Furthermore, Radio Frequency Identification (RFID) is an important building block of ubiquitous computing and in retail is a tool which seeks to manage supply chains and provide products and services to consumers. There is a growing concern for data privacy among businesses and consumers, because of the possible unwanted revelation of confidential or personal data stored within RFID devices (Li et al., 2006). Evidence shows that the introduction of RFID on products has met criticism in the press with regard to privacy threats because of which retailers hesitate about whether and how to fully launch the technology in areas where it interfaces with consumers. For example, IBM uses RFID tags to track and identify objects, however, the company believes there are privacy concerns in the attachment of these tags as they can be covertly monitored, spoofed, or tampered with (Ibm.com, n.d.). In addition, recognizing customers individually and automatically upon arrival, tracking them through the store, observing their interactions with products and offering them personalized advertisements are all activities which can be realized through RFID, but have the potential to be viewed as privacy intrusive (Farshidi, 2016).

DISCUSSION

To summarize, this data-centric world has and will continue to negatively impact the ability and freedom of individuals to exercise their freedom of speech and challenge those in power as well as encroaching on people’s privacy (Alex and Fieke, 2018). Therefore, retailers must aim to address the issue relating to the privacy of their customers.
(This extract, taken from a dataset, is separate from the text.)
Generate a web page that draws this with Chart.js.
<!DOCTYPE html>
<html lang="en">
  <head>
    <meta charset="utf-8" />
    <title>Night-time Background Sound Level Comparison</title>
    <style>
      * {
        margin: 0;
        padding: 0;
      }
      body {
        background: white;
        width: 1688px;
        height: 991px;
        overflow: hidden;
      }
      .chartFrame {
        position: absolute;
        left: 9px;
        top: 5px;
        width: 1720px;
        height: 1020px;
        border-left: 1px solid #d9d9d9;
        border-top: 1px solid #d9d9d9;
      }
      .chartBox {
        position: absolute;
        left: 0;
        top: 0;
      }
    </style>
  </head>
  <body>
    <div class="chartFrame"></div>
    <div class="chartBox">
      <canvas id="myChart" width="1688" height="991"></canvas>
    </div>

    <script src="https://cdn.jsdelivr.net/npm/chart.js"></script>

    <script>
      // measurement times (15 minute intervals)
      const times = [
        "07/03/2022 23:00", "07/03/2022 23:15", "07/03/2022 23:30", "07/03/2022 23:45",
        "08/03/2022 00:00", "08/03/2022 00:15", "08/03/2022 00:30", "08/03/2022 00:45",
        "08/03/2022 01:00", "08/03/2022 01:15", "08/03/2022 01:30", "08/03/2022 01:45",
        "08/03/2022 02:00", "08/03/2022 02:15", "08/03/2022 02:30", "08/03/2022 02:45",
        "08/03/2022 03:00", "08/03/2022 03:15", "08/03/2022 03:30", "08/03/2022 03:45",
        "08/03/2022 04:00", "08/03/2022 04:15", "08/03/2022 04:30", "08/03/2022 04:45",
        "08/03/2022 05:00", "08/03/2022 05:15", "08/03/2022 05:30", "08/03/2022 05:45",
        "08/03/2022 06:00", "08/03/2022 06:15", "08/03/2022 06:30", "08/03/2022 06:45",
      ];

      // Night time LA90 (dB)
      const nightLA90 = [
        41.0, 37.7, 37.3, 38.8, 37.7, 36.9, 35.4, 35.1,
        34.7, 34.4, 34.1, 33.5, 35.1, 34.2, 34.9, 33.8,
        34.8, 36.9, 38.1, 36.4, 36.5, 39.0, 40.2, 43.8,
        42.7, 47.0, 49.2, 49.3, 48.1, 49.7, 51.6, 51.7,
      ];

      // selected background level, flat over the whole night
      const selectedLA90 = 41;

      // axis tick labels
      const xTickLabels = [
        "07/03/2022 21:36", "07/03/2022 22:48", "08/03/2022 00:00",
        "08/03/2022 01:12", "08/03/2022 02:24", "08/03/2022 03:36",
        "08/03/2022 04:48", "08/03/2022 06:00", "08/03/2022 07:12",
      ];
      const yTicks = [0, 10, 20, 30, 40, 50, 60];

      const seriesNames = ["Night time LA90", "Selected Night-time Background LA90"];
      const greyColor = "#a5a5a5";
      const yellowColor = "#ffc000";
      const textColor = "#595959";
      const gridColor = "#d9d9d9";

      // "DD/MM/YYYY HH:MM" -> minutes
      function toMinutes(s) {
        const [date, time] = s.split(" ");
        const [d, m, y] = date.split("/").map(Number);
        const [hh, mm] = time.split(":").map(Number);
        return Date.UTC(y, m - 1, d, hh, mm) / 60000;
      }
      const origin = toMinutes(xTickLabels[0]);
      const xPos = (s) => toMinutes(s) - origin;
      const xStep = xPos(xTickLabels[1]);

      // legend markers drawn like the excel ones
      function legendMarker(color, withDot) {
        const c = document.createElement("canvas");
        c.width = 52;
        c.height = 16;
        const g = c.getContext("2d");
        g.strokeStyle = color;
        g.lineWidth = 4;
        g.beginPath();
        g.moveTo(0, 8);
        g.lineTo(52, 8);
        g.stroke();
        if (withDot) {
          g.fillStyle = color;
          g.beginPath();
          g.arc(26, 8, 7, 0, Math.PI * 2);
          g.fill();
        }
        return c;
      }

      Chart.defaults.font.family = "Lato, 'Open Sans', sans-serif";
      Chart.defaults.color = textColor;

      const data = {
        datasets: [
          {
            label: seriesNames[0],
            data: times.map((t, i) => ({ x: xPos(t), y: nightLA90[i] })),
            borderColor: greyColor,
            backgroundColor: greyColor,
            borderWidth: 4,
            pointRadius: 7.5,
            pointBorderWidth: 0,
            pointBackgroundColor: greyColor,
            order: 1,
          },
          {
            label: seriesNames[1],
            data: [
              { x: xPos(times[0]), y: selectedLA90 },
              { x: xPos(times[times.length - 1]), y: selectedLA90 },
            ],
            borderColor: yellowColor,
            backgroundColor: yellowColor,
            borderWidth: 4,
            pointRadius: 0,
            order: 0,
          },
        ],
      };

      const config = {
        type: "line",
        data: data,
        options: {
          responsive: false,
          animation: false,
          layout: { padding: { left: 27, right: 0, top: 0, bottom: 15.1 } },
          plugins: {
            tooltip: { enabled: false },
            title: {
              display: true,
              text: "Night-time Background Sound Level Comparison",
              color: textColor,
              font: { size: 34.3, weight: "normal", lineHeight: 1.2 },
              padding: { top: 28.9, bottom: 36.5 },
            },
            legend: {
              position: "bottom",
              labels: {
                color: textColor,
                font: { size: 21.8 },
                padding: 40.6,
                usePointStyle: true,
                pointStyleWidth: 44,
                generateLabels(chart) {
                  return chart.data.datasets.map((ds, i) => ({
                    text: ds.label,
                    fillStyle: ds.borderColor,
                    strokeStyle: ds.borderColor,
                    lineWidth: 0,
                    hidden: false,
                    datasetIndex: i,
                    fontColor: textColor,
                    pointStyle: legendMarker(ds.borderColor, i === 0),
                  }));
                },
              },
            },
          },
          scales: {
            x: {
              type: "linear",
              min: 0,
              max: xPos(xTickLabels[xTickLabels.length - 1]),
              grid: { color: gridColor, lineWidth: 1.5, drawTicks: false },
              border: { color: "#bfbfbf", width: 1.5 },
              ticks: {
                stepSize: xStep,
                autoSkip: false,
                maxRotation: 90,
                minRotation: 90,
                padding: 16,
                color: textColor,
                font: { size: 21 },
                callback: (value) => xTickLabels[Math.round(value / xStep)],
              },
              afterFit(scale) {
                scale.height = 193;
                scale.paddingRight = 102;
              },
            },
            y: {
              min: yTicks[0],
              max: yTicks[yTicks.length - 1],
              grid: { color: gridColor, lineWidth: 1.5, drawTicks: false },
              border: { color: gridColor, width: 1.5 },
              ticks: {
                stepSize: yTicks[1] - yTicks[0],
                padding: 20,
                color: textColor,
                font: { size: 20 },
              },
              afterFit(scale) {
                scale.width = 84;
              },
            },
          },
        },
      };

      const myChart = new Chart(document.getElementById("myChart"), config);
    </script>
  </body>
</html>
This could be done by providing customers with ways to opt-out of in-store tracking in online communications, increasing data security, or tightening limits on how long data can be stored. In addition, there are a number of laws and policies undertaken by both the public and private sectors to address the issue. Countries like UK and India have recently incorporated laws that seek to monitor the threats to privacy of individuals. Furthermore, companies are also taking strict actions against the violation of privacy and seeking to provide more transparency to their customers. For example, recently a federal judge asked Apple to provide reasonable technical assistance and help the FBI unlock an iPhone belonging to a terrorist. Apple declined to help the FBI as this required the company to overhaul the system that disables the iPhone after a few unsuccessful password attempts and once this feature kicked it, all that data on the phone would be inaccessible (Kharpal, 2016). Furthermore, to address the issue of RFID privacy in retail, IBM, developed a system limiting the distance a radio frequency identification (RFID) chip tag can transmit information from retail goods. The Clipped Tag system allowed consumers to disable RFID tags on items after purchase, whilst enabling companies to use the information on the tag to identify returned products (ComputerWeekly.com, 2006).

CONCLUSION

In conclusion, information systems and the ubiquity in technologies is providing for every individual citizen to capture and share information and in return delivering maximum convenience which they perhaps did not know could exist. Retailers across the globe are collecting more and more information for delivering a personalized service both in-store and online. New technology may provide increased convenience or security at the expense of privacy, and many people may find the trade-off worthwhile. “Customers today are willing to trade their information away for the increased freedom that comes with convenience (Lynch, 2015).” The challenge is to manage that increasing flow of information whilst addressing the concern of privacy (Kiss, 2010). The ubiquitous connection makes us consumers more predictable as systems can co-relate location, context and behaviours patterns in order to be omnipresent, which is why the threat to privacy is at its most today. Even though there has been action taken by government bodies and companies to address the issue of privacy, it still lacks the ability to take over the speed of which digitalization is occurring today.